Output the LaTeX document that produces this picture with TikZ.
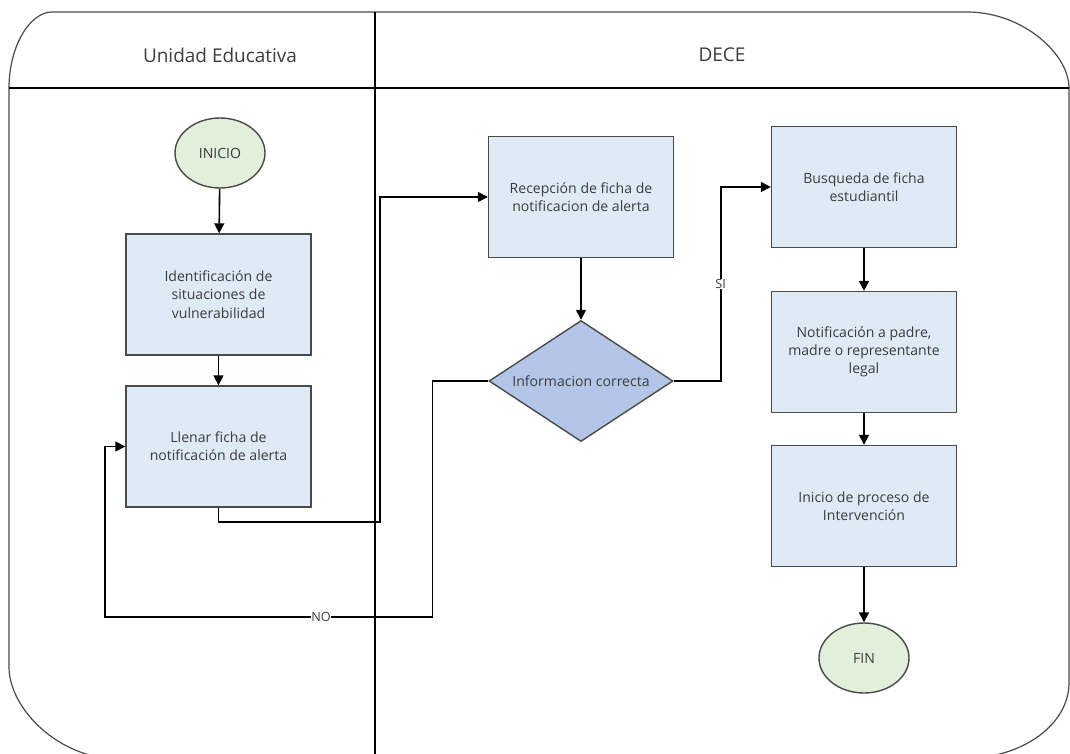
\documentclass[tikz,border=0pt]{standalone}
\usepackage{fontspec}
\setmainfont{Open Sans}
\usetikzlibrary{shapes.geometric,arrows.meta}
\definecolor{cajaazul}{HTML}{DEEAF6}
\definecolor{rombo}{HTML}{B4C6E7}
\definecolor{verdeclaro}{HTML}{E2EFDA}
\definecolor{borde}{HTML}{4A4A4A}
\definecolor{texto}{HTML}{3C3C3C}
\tikzset{
  caja/.style={draw=borde, fill=cajaazul, line width=.7mm, minimum width=92.5mm, minimum height=60.5mm, inner sep=0pt, align=center, text=texto, font=\fontsize{20}{26}\selectfont},
  terminal/.style={ellipse, draw=borde, fill=verdeclaro, line width=.7mm, minimum width=45mm, minimum height=35mm, inner sep=0pt, text=texto, font=\fontsize{20}{26}\selectfont},
  decision/.style={diamond, draw=borde, fill=rombo, line width=.7mm, minimum width=92mm, minimum height=60.5mm, inner sep=0pt, text=texto},
  flecha/.style={line width=.8mm, -{Triangle[length=5mm,width=5mm]}},
  etiqueta/.style={fill=white, inner sep=1pt, text=texto, font=\fontsize{18}{20}\selectfont}
}
\begin{document}
\begin{tikzpicture}[x=.5mm, y=-.5mm]
        \useasboundingbox (0,0) rectangle (1070,754);
        \begin{scope}
        \clip (0,0) rectangle (1070,754);
        \draw[line width=.6mm, borde] (9,88) .. controls (9,46) and (30,12) .. (52,12) -- (967,12)
          .. controls (1023,12) and (1069,54) .. (1069,88) -- (1069,683)
          .. controls (1069,724) and (1023,758) .. (967,758) -- (119,759)
          .. controls (58,759) and (9,708) .. (9,667) -- cycle;
        \end{scope}
        \draw[line width=.7mm, black] (9,88) -- (1069,88);
        \draw[line width=.6mm, black] (375,12) -- (375,754);
        \node[text=texto, font=\fontsize{27}{30}\selectfont] (carril1) at (220,55) {Unidad Educativa};
        \node[text=texto, font=\fontsize{27}{30}\selectfont] (carril2) at (722,55) {DECE};

        \node[terminal] (ini) at (220,153) {INICIO};
        \node[caja] (id) at (218.5,294.5) {Identificación de\\situaciones de\\vulnerabilidad};
        \node[caja] (llenar) at (218.5,446.5) {Llenar ficha de\\notificación de alerta};
        \node[caja] (rec) at (581,197) {Recepción de ficha de\\notificacion de alerta};
        \node[decision, label={[text=texto, font=\fontsize{20}{26}\selectfont]center:Informacion correcta}] (dec) at (581,381) {};
        \node[caja] (busq) at (864,187) {Busqueda de ficha\\estudiantil};
        \node[caja] (notif) at (864,352) {Notificación a padre,\\madre o representante\\legal};
        \node[caja] (inter) at (864,506) {Inicio de proceso de\\Intervención};
        \node[terminal] (fin) at (864,658) {FIN};

        \coordinate (codo) at (380,197);
        \coordinate (vuelta) at (105,617);

        \draw[flecha] (ini) -- (id);
        \draw[flecha] (id) -- (llenar);
        \draw[flecha] (llenar.south) -- ++(0,14) -| (codo) -- (rec.west);
        \draw[flecha] (rec) -- (dec);
        \draw[flecha] (dec.east) -- ++(47,0) |- node[etiqueta, pos=.25] {SI} (busq.west);
        \draw[flecha] (dec.west) -- ++(-56,0) |- node[etiqueta, pos=.67] {NO} (vuelta) |- (llenar.west);
        \draw[flecha] (busq) -- (notif);
        \draw[flecha] (notif) -- (inter);
        \draw[flecha] (inter) -- (fin);
\end{tikzpicture}
\end{document}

··········

(BRIEF):
Pictures excluded, quote all the data above exactly.

(SOLUTION):
Output the LaTeX document that produces this picture with TikZ.
\documentclass[tikz,border=0pt]{standalone}
\usepackage{fontspec}
\setmainfont{Open Sans}
\usetikzlibrary{shapes.geometric,arrows.meta}
\definecolor{cajaazul}{HTML}{DEEAF6}
\definecolor{rombo}{HTML}{B4C6E7}
\definecolor{verdeclaro}{HTML}{E2EFDA}
\definecolor{borde}{HTML}{4A4A4A}
\definecolor{texto}{HTML}{3C3C3C}
\tikzset{
  caja/.style={draw=borde, fill=cajaazul, line width=.7mm, minimum width=92.5mm, minimum height=60.5mm, inner sep=0pt, align=center, text=texto, font=\fontsize{20}{26}\selectfont},
  terminal/.style={ellipse, draw=borde, fill=verdeclaro, line width=.7mm, minimum width=45mm, minimum height=35mm, inner sep=0pt, text=texto, font=\fontsize{20}{26}\selectfont},
  decision/.style={diamond, draw=borde, fill=rombo, line width=.7mm, minimum width=92mm, minimum height=60.5mm, inner sep=0pt, text=texto},
  flecha/.style={line width=.8mm, -{Triangle[length=5mm,width=5mm]}},
  etiqueta/.style={fill=white, inner sep=1pt, text=texto, font=\fontsize{18}{20}\selectfont}
}
\begin{document}
\begin{tikzpicture}[x=.5mm, y=-.5mm]
        \useasboundingbox (0,0) rectangle (1070,754);
        \begin{scope}
        \clip (0,0) rectangle (1070,754);
        \draw[line width=.6mm, borde] (9,88) .. controls (9,46) and (30,12) .. (52,12) -- (967,12)
          .. controls (1023,12) and (1069,54) .. (1069,88) -- (1069,683)
          .. controls (1069,724) and (1023,758) .. (967,758) -- (119,759)
          .. controls (58,759) and (9,708) .. (9,667) -- cycle;
        \end{scope}
        \draw[line width=.7mm, black] (9,88) -- (1069,88);
        \draw[line width=.6mm, black] (375,12) -- (375,754);
        \node[text=texto, font=\fontsize{27}{30}\selectfont] (carril1) at (220,55) {Unidad Educativa};
        \node[text=texto, font=\fontsize{27}{30}\selectfont] (carril2) at (722,55) {DECE};

        \node[terminal] (ini) at (220,153) {INICIO};
        \node[caja] (id) at (218.5,294.5) {Identificación de\\situaciones de\\vulnerabilidad};
        \node[caja] (llenar) at (218.5,446.5) {Llenar ficha de\\notificación de alerta};
        \node[caja] (rec) at (581,197) {Recepción de ficha de\\notificacion de alerta};
        \node[decision, label={[text=texto, font=\fontsize{20}{26}\selectfont]center:Informacion correcta}] (dec) at (581,381) {};
        \node[caja] (busq) at (864,187) {Busqueda de ficha\\estudiantil};
        \node[caja] (notif) at (864,352) {Notificación a padre,\\madre o representante\\legal};
        \node[caja] (inter) at (864,506) {Inicio de proceso de\\Intervención};
        \node[terminal] (fin) at (864,658) {FIN};

        \coordinate (codo) at (380,197);
        \coordinate (vuelta) at (105,617);

        \draw[flecha] (ini) -- (id);
        \draw[flecha] (id) -- (llenar);
        \draw[flecha] (llenar.south) -- ++(0,14) -| (codo) -- (rec.west);
        \draw[flecha] (rec) -- (dec);
        \draw[flecha] (dec.east) -- ++(47,0) |- node[etiqueta, pos=.25] {SI} (busq.west);
        \draw[flecha] (dec.west) -- ++(-56,0) |- node[etiqueta, pos=.67] {NO} (vuelta) |- (llenar.west);
        \draw[flecha] (busq) -- (notif);
        \draw[flecha] (notif) -- (inter);
        \draw[flecha] (inter) -- (fin);
\end{tikzpicture}
\end{document}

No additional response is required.